Short exercise:
Transcribe the material word for word, but without the images.

Supplied material:
────────────────────

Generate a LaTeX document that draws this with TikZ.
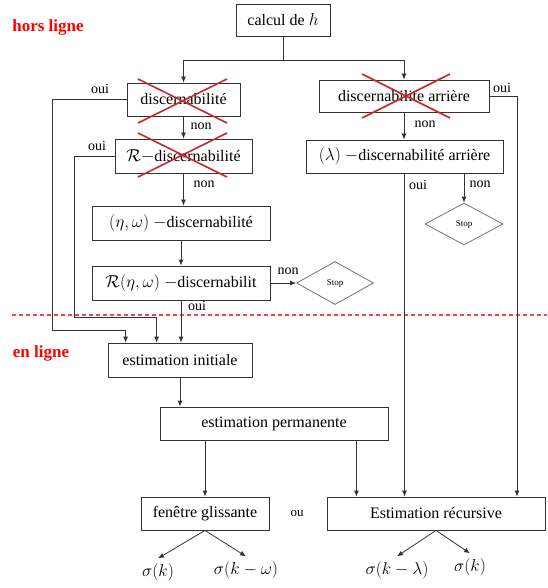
\documentclass[tikz,border=0pt]{standalone}
\usepackage{amsmath,amssymb}
\usepackage{fontspec}
\setmainfont{Liberation Serif}
\usetikzlibrary{arrows.meta,shapes.geometric}

\definecolor{crossred}{RGB}{200,40,45}
\definecolor{linered}{RGB}{240,70,70}

\begin{document}
\begin{tikzpicture}[x=1pt,y=-1pt,
          every node/.style={font=\fontsize{16}{18}\selectfont},
          box/.style={draw=black!80,line width=0.8pt,inner sep=2pt},
          stopdia/.style={draw=black!55,line width=0.8pt,diamond,inner sep=0pt,
                          font=\fontsize{9}{10}\selectfont},
          lbl/.style={font=\fontsize{14}{16}\selectfont,inner sep=1pt},
          sig/.style={inner sep=1pt,outer sep=4pt},
          arr/.style={draw=black!80,line width=0.8pt,-{Latex[length=6pt,width=5pt]}},
          cross/.style={draw=crossred,line width=1.6pt}]
        \useasboundingbox (0,0) rectangle (547,588);
        % titles
        \node[text=red,font=\fontsize{17}{19}\selectfont\bfseries] (hors) at (48,27) {hors ligne};
        \node[text=red,font=\fontsize{17}{19}\selectfont\bfseries] (enl) at (41,353) {en ligne};
        \draw[linered,line width=1.1pt,dash pattern=on 4pt off 3pt] (12,315) -- (547,315);
        % boxes, hors ligne
        \node[box,minimum width=94pt,minimum height=32pt] (calc) at (283,20) {calcul de $h$};
        \node[box,minimum width=113pt,minimum height=33pt] (disc) at (183.5,99.5) {discernabilité};
        \node[box,minimum width=137pt,minimum height=34pt] (rdisc) at (183.5,156) {$\mathcal{R}{-}$discernabilité};
        \node[box,minimum width=178pt,minimum height=34pt] (eta) at (181,223) {$(\eta,\omega)$ $-$discernabilité};
        \node[box,minimum width=178pt,minimum height=34pt] (reta) at (181,283) {$\mathcal{R}(\eta,\omega)$ $-$discernabilit};
        \node[stopdia,minimum width=77pt,minimum height=43pt] (stopA) at (335,283) {Stop};
        \node[box,minimum width=170pt,minimum height=32pt] (darr) at (404,96) {discernabilite arrière};
        \node[box,minimum width=197pt,minimum height=33pt] (lam) at (404.5,156.5) {$(\lambda)$ $-$discernabilité arrière};
        \node[stopdia,minimum width=78pt,minimum height=42pt] (stopB) at (464,224) {Stop};
        % boxes, en ligne
        \node[box,minimum width=144pt,minimum height=34pt] (init) at (180,360) {estimation initiale};
        \node[box,minimum width=228pt,minimum height=33pt] (perm) at (274,423.5) {estimation permanente};
        \node[box,minimum width=128pt,minimum height=33pt] (fen) at (205,513.5) {fenêtre glissante};
        \node[box,minimum width=218pt,minimum height=33pt] (rec) at (436,513.5) {Estimation récursive};
        \node[font=\fontsize{13}{15}\selectfont] (ou) at (297,513) {ou};
        % outputs
        \node[sig] (s1) at (158,572) {$\sigma(k)$};
        \node[sig] (s2) at (246,570) {$\sigma(k-\omega)$};
        \node[sig] (s3) at (397,570) {$\sigma(k-\lambda)$};
        \node[sig] (s4) at (470,567) {$\sigma(k)$};
        % bends
        \coordinate (split) at (283,60);
        \coordinate (l1) at (52,330);
        \coordinate (l2) at (74,317);
        \coordinate (r1) at (517,96);
        % connectors, left branch
        \draw[arr] (calc.south) -- (split) -| (disc.north);
        \draw[arr] (split) -| (darr.north);
        \draw[arr] (disc.south) -- (disc.south |- rdisc.north);
        \draw[arr] (rdisc.south) -- (rdisc.south |- eta.north);
        \draw[arr] (eta.south) -- (eta.south |- reta.north);
        \draw[arr] (reta.south) -- (reta.south |- init.north);
        \draw[arr] (reta.east) -- (stopA.west);
        \draw[arr] (disc.west) -| (l1) -| ([xshift=18pt]init.north west);
        \draw[arr] (rdisc.west) -| (l2) -| ([xshift=49pt]init.north west);
        % connectors, right branch
        \draw[arr] (darr.south) -- (darr.south |- lam.north);
        \draw[arr] (darr.east) -- (r1) -- (r1 |- rec.north);
        \draw[arr] (lam.south) -- (lam.south |- rec.north);
        \draw[arr] (stopB.north |- lam.south) -- (stopB.north);
        % connectors, en ligne
        \draw[arr] (init.south) -- (init.south |- perm.north);
        \draw[arr] (fen.north |- perm.south) -- (fen.north);
        \draw[arr] ([xshift=-32pt]perm.south east) -- ([xshift=-32pt]perm.south east |- rec.north);
        \draw[arr] (fen.south) -- (s1.north);
        \draw[arr] (fen.south) -- (s2.north);
        \draw[arr] (rec.south) -- (s3.north);
        \draw[arr] (rec.south) -- (s4.north);
        % labels
        \node[lbl] (o1) at (100,89) {oui};
        \node[lbl] (o2) at (97,146) {oui};
        \node[lbl] (n1) at (201,126) {non};
        \node[lbl] (n2) at (204,184) {non};
        \node[lbl] (o3) at (197,306) {oui};
        \node[lbl] (n3) at (288,271) {non};
        \node[lbl] (n4) at (425,124) {non};
        \node[lbl] (o4) at (502,88) {oui};
        \node[lbl] (o5) at (418,185) {oui};
        \node[lbl] (n5) at (480,184) {non};
        % crossed out tests
        \draw[cross] (138,79) -- (227,123) (227,79) -- (138,123);
        \draw[cross] (138,133) -- (227,177) (227,133) -- (138,177);
        \draw[cross] (362,74) -- (450,118) (450,74) -- (362,118);
\end{tikzpicture}
\end{document}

────────────────────

Solution below:
Generate a LaTeX document that draws this with TikZ.
\documentclass[tikz,border=0pt]{standalone}
\usepackage{amsmath,amssymb}
\usepackage{fontspec}
\setmainfont{Liberation Serif}
\usetikzlibrary{arrows.meta,shapes.geometric}

\definecolor{crossred}{RGB}{200,40,45}
\definecolor{linered}{RGB}{240,70,70}

\begin{document}
\begin{tikzpicture}[x=1pt,y=-1pt,
          every node/.style={font=\fontsize{16}{18}\selectfont},
          box/.style={draw=black!80,line width=0.8pt,inner sep=2pt},
          stopdia/.style={draw=black!55,line width=0.8pt,diamond,inner sep=0pt,
                          font=\fontsize{9}{10}\selectfont},
          lbl/.style={font=\fontsize{14}{16}\selectfont,inner sep=1pt},
          sig/.style={inner sep=1pt,outer sep=4pt},
          arr/.style={draw=black!80,line width=0.8pt,-{Latex[length=6pt,width=5pt]}},
          cross/.style={draw=crossred,line width=1.6pt}]
        \useasboundingbox (0,0) rectangle (547,588);
        % titles
        \node[text=red,font=\fontsize{17}{19}\selectfont\bfseries] (hors) at (48,27) {hors ligne};
        \node[text=red,font=\fontsize{17}{19}\selectfont\bfseries] (enl) at (41,353) {en ligne};
        \draw[linered,line width=1.1pt,dash pattern=on 4pt off 3pt] (12,315) -- (547,315);
        % boxes, hors ligne
        \node[box,minimum width=94pt,minimum height=32pt] (calc) at (283,20) {calcul de $h$};
        \node[box,minimum width=113pt,minimum height=33pt] (disc) at (183.5,99.5) {discernabilité};
        \node[box,minimum width=137pt,minimum height=34pt] (rdisc) at (183.5,156) {$\mathcal{R}{-}$discernabilité};
        \node[box,minimum width=178pt,minimum height=34pt] (eta) at (181,223) {$(\eta,\omega)$ $-$discernabilité};
        \node[box,minimum width=178pt,minimum height=34pt] (reta) at (181,283) {$\mathcal{R}(\eta,\omega)$ $-$discernabilit};
        \node[stopdia,minimum width=77pt,minimum height=43pt] (stopA) at (335,283) {Stop};
        \node[box,minimum width=170pt,minimum height=32pt] (darr) at (404,96) {discernabilite arrière};
        \node[box,minimum width=197pt,minimum height=33pt] (lam) at (404.5,156.5) {$(\lambda)$ $-$discernabilité arrière};
        \node[stopdia,minimum width=78pt,minimum height=42pt] (stopB) at (464,224) {Stop};
        % boxes, en ligne
        \node[box,minimum width=144pt,minimum height=34pt] (init) at (180,360) {estimation initiale};
        \node[box,minimum width=228pt,minimum height=33pt] (perm) at (274,423.5) {estimation permanente};
        \node[box,minimum width=128pt,minimum height=33pt] (fen) at (205,513.5) {fenêtre glissante};
        \node[box,minimum width=218pt,minimum height=33pt] (rec) at (436,513.5) {Estimation récursive};
        \node[font=\fontsize{13}{15}\selectfont] (ou) at (297,513) {ou};
        % outputs
        \node[sig] (s1) at (158,572) {$\sigma(k)$};
        \node[sig] (s2) at (246,570) {$\sigma(k-\omega)$};
        \node[sig] (s3) at (397,570) {$\sigma(k-\lambda)$};
        \node[sig] (s4) at (470,567) {$\sigma(k)$};
        % bends
        \coordinate (split) at (283,60);
        \coordinate (l1) at (52,330);
        \coordinate (l2) at (74,317);
        \coordinate (r1) at (517,96);
        % connectors, left branch
        \draw[arr] (calc.south) -- (split) -| (disc.north);
        \draw[arr] (split) -| (darr.north);
        \draw[arr] (disc.south) -- (disc.south |- rdisc.north);
        \draw[arr] (rdisc.south) -- (rdisc.south |- eta.north);
        \draw[arr] (eta.south) -- (eta.south |- reta.north);
        \draw[arr] (reta.south) -- (reta.south |- init.north);
        \draw[arr] (reta.east) -- (stopA.west);
        \draw[arr] (disc.west) -| (l1) -| ([xshift=18pt]init.north west);
        \draw[arr] (rdisc.west) -| (l2) -| ([xshift=49pt]init.north west);
        % connectors, right branch
        \draw[arr] (darr.south) -- (darr.south |- lam.north);
        \draw[arr] (darr.east) -- (r1) -- (r1 |- rec.north);
        \draw[arr] (lam.south) -- (lam.south |- rec.north);
        \draw[arr] (stopB.north |- lam.south) -- (stopB.north);
        % connectors, en ligne
        \draw[arr] (init.south) -- (init.south |- perm.north);
        \draw[arr] (fen.north |- perm.south) -- (fen.north);
        \draw[arr] ([xshift=-32pt]perm.south east) -- ([xshift=-32pt]perm.south east |- rec.north);
        \draw[arr] (fen.south) -- (s1.north);
        \draw[arr] (fen.south) -- (s2.north);
        \draw[arr] (rec.south) -- (s3.north);
        \draw[arr] (rec.south) -- (s4.north);
        % labels
        \node[lbl] (o1) at (100,89) {oui};
        \node[lbl] (o2) at (97,146) {oui};
        \node[lbl] (n1) at (201,126) {non};
        \node[lbl] (n2) at (204,184) {non};
        \node[lbl] (o3) at (197,306) {oui};
        \node[lbl] (n3) at (288,271) {non};
        \node[lbl] (n4) at (425,124) {non};
        \node[lbl] (o4) at (502,88) {oui};
        \node[lbl] (o5) at (418,185) {oui};
        \node[lbl] (n5) at (480,184) {non};
        % crossed out tests
        \draw[cross] (138,79) -- (227,123) (227,79) -- (138,123);
        \draw[cross] (138,133) -- (227,177) (227,133) -- (138,177);
        \draw[cross] (362,74) -- (450,118) (450,74) -- (362,118);
\end{tikzpicture}
\end{document}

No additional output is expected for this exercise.